A escritora Elizabeth Gilbert diz o seguinte em seu livro “Grande Magia – vida criativa sem medo” (recomendo a leitura!):

Decidi que seria necessário construir uma vida interior ampla o suficiente para que meu medo e minha criatividade pudessem coexistir de modo pacífico, uma vez que, ao que tudo indica, estariam sempre juntos (…) Então, não tento aniquilar meu medo. Não declaro guerra contra ele. Em vez disso, dou-lhe bastante espaço. Um espaço enorme. Todos os dias. Estou dando espaço para o mesmo neste exato momento. Permito que meu medo viva, respire e estique as pernas confortavelmente. Parece-me que quanto menos luto contra meu medo, menos ele contra-ataca. Quando consigo relaxar, o medo relaxa também. Na verdade, convido o medo a vir comigo aonde quer que eu vá. Tenho até um discurso acolhedor preparado para ele, que faço pouco antes de embarcar em um novo projeto ou em uma nova aventura.

É mais ou menos assim: ‘Querido medo, a Criatividade e eu estamos prestes a pegar a estrada juntas. Sei que você virá conosco, pois sempre o faz. (…) Há espaço suficiente no carro para todos nós, então fique à vontade, mas entenda uma coisa: a Criatividade e eu somos as únicas que vamos tomar decisões durante o percurso. (…) Você não pode tocar nos mapas; não pode sugerir desvios de rota, não pode mudar a temperatura do ar condicionado. Cara, nem encoste no rádio. Mas acima de tudo, meu querido e velho amigo, você está terminantemente proibido de dirigir.’E lá vamos nós, – eu, minha criatividade e e meu medo – lado a  lado para sempre, avançando mais uma vez na direção do território assustador, porém maravilhoso, do resultado incerto.

Elizabeth Gilbert

Este trecho está totalmente consonante com a proposta das Terapias de 3ª geração em Terapia Cognitivo-Comportamental (TCC) e é uma das formas mais eficazes de regulação emocional baseada em mindfulness e aceitação.

Marcia Baja, em um curso no CEBB, com o tema “O calmo repousar”, diz o seguinte citando os ensinamentos que aprendeu:

Quando aparecerem os seus demônios, pule na boca do demônio e peça pra ele te mastigar bem devagarzinho… É você sentir medo (ou qualquer emoção) e ficar no coração do medo, entregue, só respirando com as sensações… você até diz pra ele ‘faça o que você quiser… eu estou aqui quietinha’… e daí não vai acontecer nada… isso é que é lindo, porque não tem demônio, o medo ganha a cara de demônio porque você se mexe e sai correndo dele, você nunca olhou pra face dele.
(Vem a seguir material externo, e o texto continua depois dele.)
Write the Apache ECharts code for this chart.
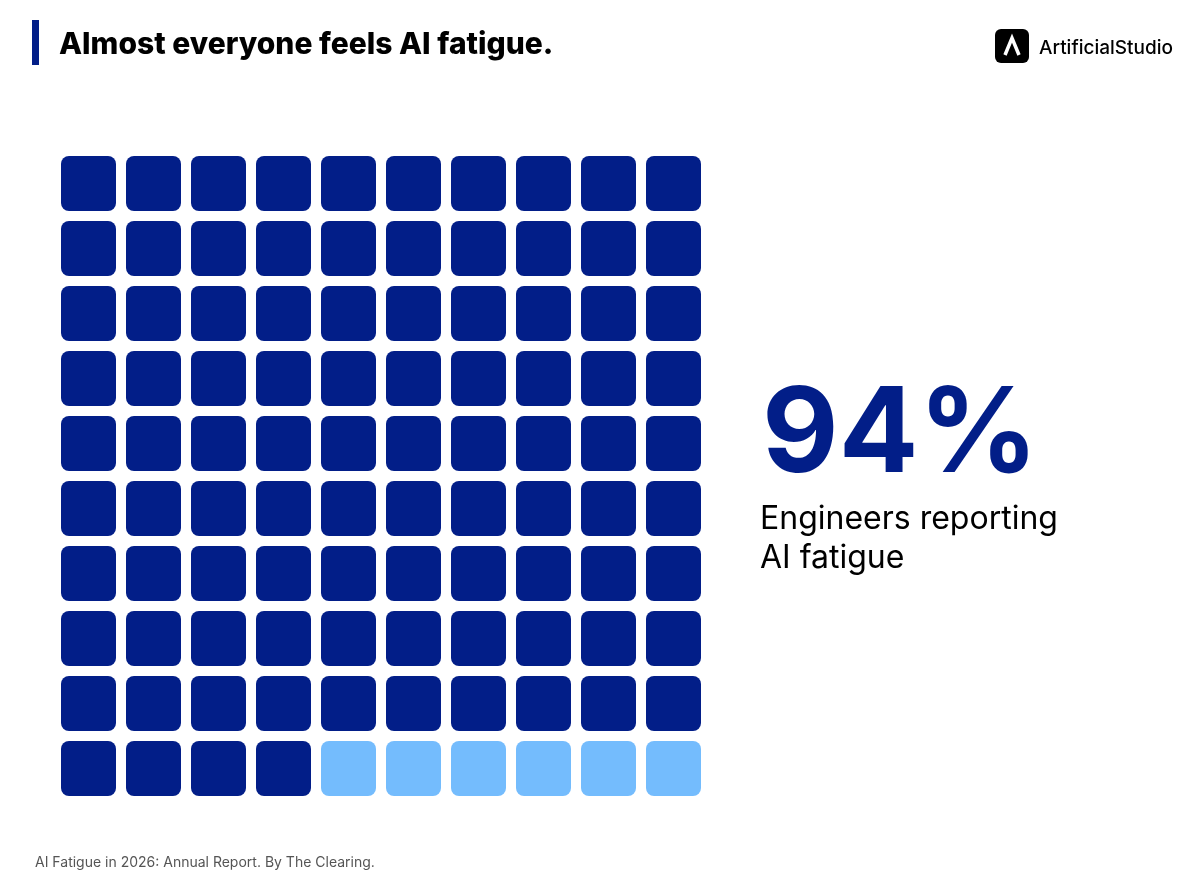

Quando você olha pra face do seu medo, você encontra espaço e energia… e imediatamente uma consciência que sorri… ‘Ah, era só isso!’…

Marcia Baja

A alternativa diante de tanto sofrimento é, então, abrir-se para o que quer que surja no campo da nossa consciência, sem julgamentos, sem lutar desnecessariamente, adotando a postura de observador. O próximo passo, que ocorre quase automaticamente, é nos movermos na direção do que mais importa para nós. Podemos adotar comportamentos que nos aproximam dessas coisas importantes, mesmo que o mundo interno não esteja totalmente tranquilo e na “condição ideal”. O nosso mundo interno é bem mais amplo do que imaginamos. E as consequências de desistir de lutar contra experiências dolorosas podem ser surpreendentes.